§ REQUIREMENT
Print the material below exactly as it stands, please, from its first line to the line holding "2719.85, 2723.85, 2724.85]", with no pictures.

§ PROVIDED MATERIAL
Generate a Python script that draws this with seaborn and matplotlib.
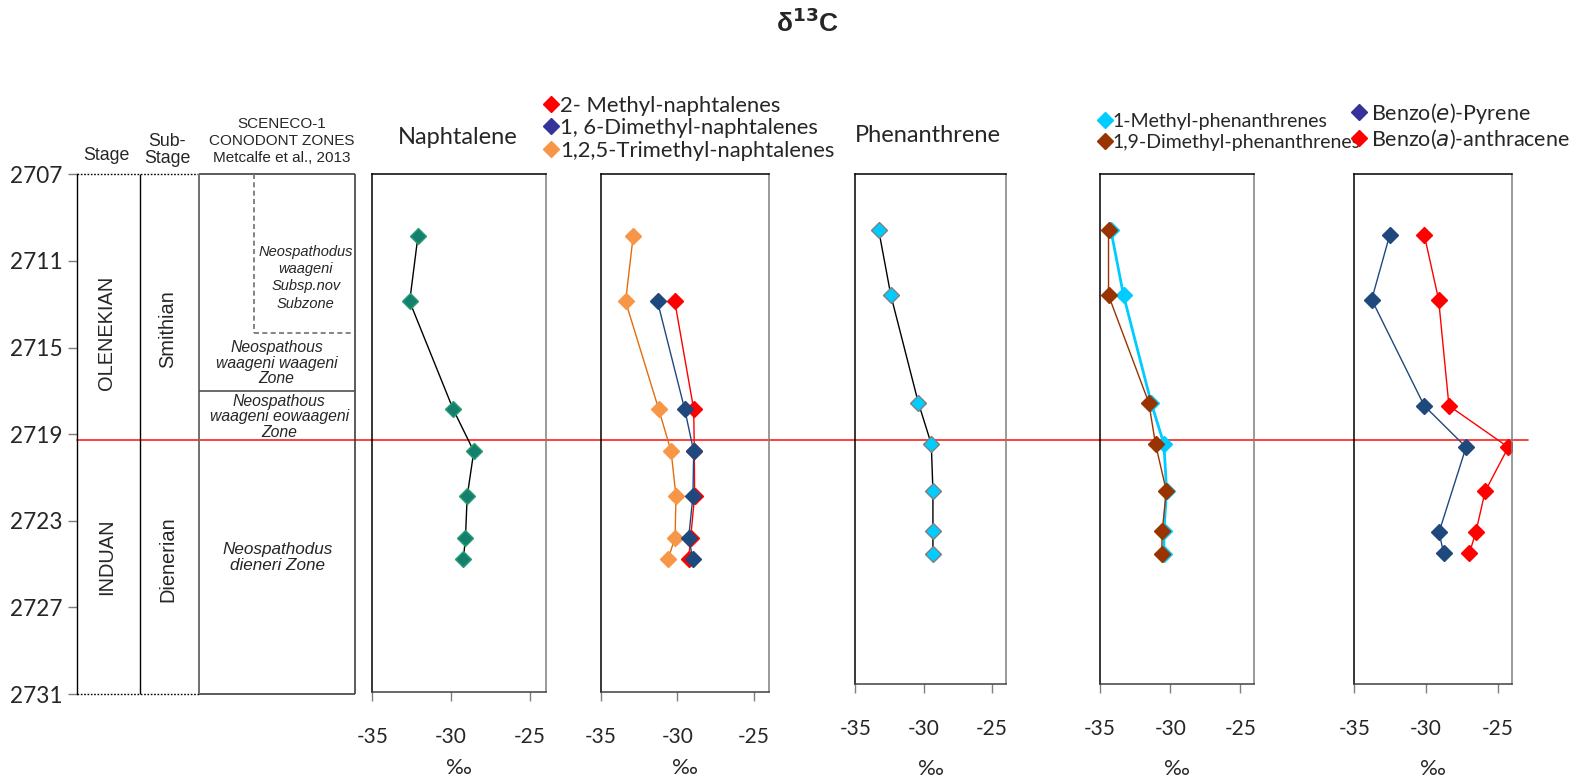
import numpy as np
import matplotlib
matplotlib.use("Agg")
import matplotlib.pyplot as plt
import seaborn as sns
from matplotlib.lines import Line2D

# ---------------- data ----------------
# sample depths (m)
depth = [2709.85, 2712.9, 2717.9, 2719.85, 2721.93, 2723.85, 2724.85]
phen_depth = [2709.6, 2712.7, 2717.75, 2719.7, 2721.9, 2723.8, 2724.88]
benzo_e_depth = [2709.85, 2712.9, 2717.9, 2719.85, 2723.85, 2724.85]

# d13C (permil)
naphtalene = [-32.10, -32.63, -29.87, -28.56, -28.98, -29.09, -29.22]
methyl_naph_2 = [-30.17, -28.93, -28.89, -28.87, -29.13, -29.26]
dimethyl_naph_16 = [-31.30, -29.52, -28.93, -28.98, -29.26, -28.98]
trimethyl_naph_125 = [-32.89, -33.39, -31.22, -30.41, -30.09, -30.15, -30.61]
phenanthrene = [-33.31, -32.41, -30.40, -29.45, -29.33, -29.33, -29.33]
methyl_phen_1 = [-34.24, -33.33, -31.36, -30.45, -30.26, -30.45, -30.45]
dimethyl_phen_19 = [-34.40, -34.40, -31.53, -31.05, -30.28, -30.57, -30.61]
benzo_e_pyrene = [-32.53, -33.79, -30.13, -27.22, -29.10, -28.78]
benzo_a_anthracene = [-30.13, -29.13, -28.41, -24.28, -25.89, -26.54, -26.99]

# stratigraphy
depth_ticks = [2707, 2711, 2715, 2719, 2723, 2727, 2731]
section_top, section_base = 2707, 2731
subzone_base = 2714.35
waageni_zone_base = 2717.0
stage_boundary = 2719.27
x_ticks = [-35, -30, -25]

# ---------------- style ----------------
sns.set_theme(style="white")
plt.rcParams["font.family"] = ["Lato", "DejaVu Sans"]
plt.rcParams["axes.linewidth"] = 1.0

W, H = 1576, 782
fig = plt.figure(figsize=(W / 100, H / 100), dpi=100, facecolor="white")


def box(l, t, r, b):
    return [l / W, 1 - b / H, (r - l) / W, (b - t) / H]


def fx(x):
    return x / W


def fy(y):
    return 1 - y / H


ARIAL = ["Liberation Sans", "DejaVu Sans"]

# ---------------- stratigraphic column ----------------
ax_col = fig.add_axes(box(77, 174.3, 355, 694))
ax_col.set_facecolor("none")
ax_col.set_xlim(0, 1)
ax_col.set_ylim(section_base, section_top)
for s in ["top", "right", "bottom"]:
    ax_col.spines[s].set_visible(False)
ax_col.spines["left"].set_color("black")
ax_col.set_xticks([])
ax_col.set_yticks(depth_ticks)
ax_col.tick_params(axis="y", left=True, direction="out", length=6.5, width=1,
                   color="#7f7f7f", pad=4, labelsize=16.3)

x_sub, x_zone, x_subzone = 0.227, 0.439, 0.637
kw = dict(clip_on=False)
ax_col.hlines([section_top, section_base], 0, x_zone, colors="black",
              linestyles=(0, (1.2, 1.2)), lw=1, **kw)
ax_col.hlines([section_top, section_base], x_zone, 1, colors="#404040", lw=1.2, **kw)
ax_col.vlines(x_sub, section_top, section_base, colors="black", lw=1, **kw)
ax_col.vlines(x_zone, section_top, section_base, colors="#707070", lw=1.4, **kw)
ax_col.vlines(1, section_top, section_base, colors="#404040", lw=1.2, **kw)
ax_col.vlines(x_subzone, section_top, subzone_base, colors="#707070",
              linestyles=(0, (3, 2)), lw=1.2, **kw)
ax_col.hlines(subzone_base, x_subzone, 1, colors="#707070",
              linestyles=(0, (3, 2)), lw=1.2, **kw)
ax_col.hlines(waageni_zone_base, x_zone, 1, colors="#505050", lw=1.2, **kw)

# stage boundary across all panels
ax_col.axhline(stage_boundary, xmin=0, xmax=(1528 - 77) / 278, color="#ff3030",
               lw=1.3, clip_on=False, zorder=1)

rkw = dict(rotation=90, ha="center", va="center", fontsize=14.4, family=ARIAL)
ax_col.text(0.107, 2714.31, "OLENEKIAN", **rkw)
ax_col.text(0.107, 2724.68, "INDUAN", **rkw)
ax_col.text(0.327, 2714.15, "Smithian", **rkw)
ax_col.text(0.327, 2724.77, "Dienerian", **rkw)

zkw = dict(ha="center", va="center", style="italic", family=ARIAL)
ax_col.text(0.823, 2711.78, "Neospathodus\nwaageni\nSubsp.nov\nSubzone",
            fontsize=10.5, linespacing=1.3, **zkw)
ax_col.text(0.718, 2715.73, "Neospathous\nwaageni waageni\nZone",
            fontsize=11.3, linespacing=1.03, **zkw)
ax_col.text(0.727, 2718.2, "Neospathous\nwaageni eowaageni\nZone",
            fontsize=11.3, linespacing=1.03, **zkw)
ax_col.text(0.722, 2724.7, "Neospathodus\ndieneri Zone",
            fontsize=12.3, linespacing=1.02, **zkw)

fig.text(fx(106), fy(155), "Stage", ha="center", va="center", fontsize=12.8, family=ARIAL)
fig.text(fx(167), fy(150), "Sub-\nStage", ha="center", va="center", fontsize=12.8,
         family=ARIAL, linespacing=1.0)
fig.text(fx(281.7), fy(141), "SCENECO-1\nCONODONT ZONES\nMetcalfe et al., 2013",
         ha="center", va="center", fontsize=11, family=ARIAL, linespacing=1.28)

# ---------------- isotope panels ----------------
panel_boxes = [
    (372.3, 174.3, 545.7, 691.7),
    (601.0, 174.3, 769.0, 691.7),
    (855.5, 174.3, 1005.7, 684.0),
    (1100.1, 174.3, 1254.4, 684.0),
    (1354.3, 174.3, 1512.3, 684.0),
]
axes = []
for b in panel_boxes:
    ax = fig.add_axes(box(*b))
    ax.set_facecolor("none")
    axes.append(ax)


def series(ax, x, y, line, face, edge, lw=1.0, ms=8, z=2):
    sns.lineplot(x=x, y=y, ax=ax, sort=False, estimator=None, color=line, lw=lw,
                 marker="D", markersize=ms, markerfacecolor=face,
                 markeredgecolor=edge, markeredgewidth=1, zorder=z)


TEAL, TEAL_E = "#13806f", "#2b9d70"
NAVY = "#1f497d"
ORANGE, ORANGE_L = "#f79646", "#e46c0a"
RED = "#ff0000"
CYAN = "#00ccff"
BROWN = "#993300"
LEG_BLUE = "#333399"

series(axes[0], naphtalene, depth, "black", TEAL, TEAL_E)
series(axes[1], trimethyl_naph_125, depth, ORANGE_L, ORANGE, ORANGE)
series(axes[1], methyl_naph_2, depth[1:], RED, RED, RED)
series(axes[1], dimethyl_naph_16, depth[1:], NAVY, NAVY, NAVY, z=3)
series(axes[2], phenanthrene, phen_depth, "black", CYAN, "#7f7f7f")
series(axes[3], methyl_phen_1, phen_depth, CYAN, CYAN, CYAN, lw=2.0)
series(axes[3], dimethyl_phen_19, phen_depth, BROWN, BROWN, BROWN, z=3)
series(axes[4], benzo_e_pyrene, benzo_e_depth, NAVY, NAVY, NAVY)
series(axes[4], benzo_a_anthracene, depth, RED, RED, RED)

for i, ax in enumerate(axes):
    ax.set_xlim(-35, -24)
    ax.set_ylim(section_base, section_top)
    ax.set_yticks([])
    ax.set_ylabel("")
    ax.set_xticks(x_ticks)
    ax.set_xticklabels([str(t) for t in x_ticks])
    ax.tick_params(axis="x", bottom=True, direction="out", length=6.5, width=1,
                   color="#7f7f7f", pad=19, labelsize=15)
    for s in ax.spines.values():
        s.set_visible(True)
        s.set_linewidth(1.1)
    ax.spines["left"].set_color("black")
    ax.spines["top"].set_color("black")
    ax.spines["right"].set_color("#7f7f7f")
    ax.spines["bottom"].set_color("#404040")
    ax.set_xlabel("‰", fontsize=16, labelpad=8 if i < 2 else 14)

fig.text(fx(457.5), fy(137.7), "Naphtalene", ha="center", va="center", fontsize=17)
fig.text(fx(927.7), fy(135.7), "Phenanthrene", ha="center", va="center", fontsize=17)

fig.text(fx(808), fy(23), "δ$^{\\mathbf{13}}$C", ha="center", va="center", fontsize=19,
         fontweight="bold", family=ARIAL)


# ---------------- legends ----------------
def legend(colors, labels, left, top, pad, spacing, size):
    handles = [Line2D([], [], ls="none", marker="D", markersize=8, color=c,
                      markeredgecolor=c) for c in colors]
    fig.legend(handles, labels, loc="upper left",
               bbox_to_anchor=(fx(left), fy(top)), frameon=False, fontsize=size,
               handlelength=0.55, handletextpad=pad, labelspacing=spacing,
               borderpad=0, borderaxespad=0)


legend([RED, LEG_BLUE, ORANGE],
       ["2- Methyl-naphtalenes", "1, 6-Dimethyl-naphtalenes",
        "1,2,5-Trimethyl-naphtalenes"], 545, 95.5, 0.12, 0.12, 15.8)
legend([CYAN, BROWN], ["1-Methyl-phenanthrenes", "1,9-Dimethyl-phenanthrenes"],
       1100, 112.5, 0.1, 0.22, 14.0)
legend([LEG_BLUE, RED], ["Benzo($\\it{e}$)-Pyrene", "Benzo($\\it{a}$)-anthracene"],
       1353, 101, 0.3, 0.08, 15.5)

fig.savefig("out.png", dpi=100, facecolor="white")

§ RESULT
Generate a Python script that draws this with seaborn and matplotlib.
import numpy as np
import matplotlib
matplotlib.use("Agg")
import matplotlib.pyplot as plt
import seaborn as sns
from matplotlib.lines import Line2D

# ---------------- data ----------------
# sample depths (m)
depth = [2709.85, 2712.9, 2717.9, 2719.85, 2721.93, 2723.85, 2724.85]
phen_depth = [2709.6, 2712.7, 2717.75, 2719.7, 2721.9, 2723.8, 2724.88]
benzo_e_depth = [2709.85, 2712.9, 2717.9, 2719.85, 2723.85, 2724.85]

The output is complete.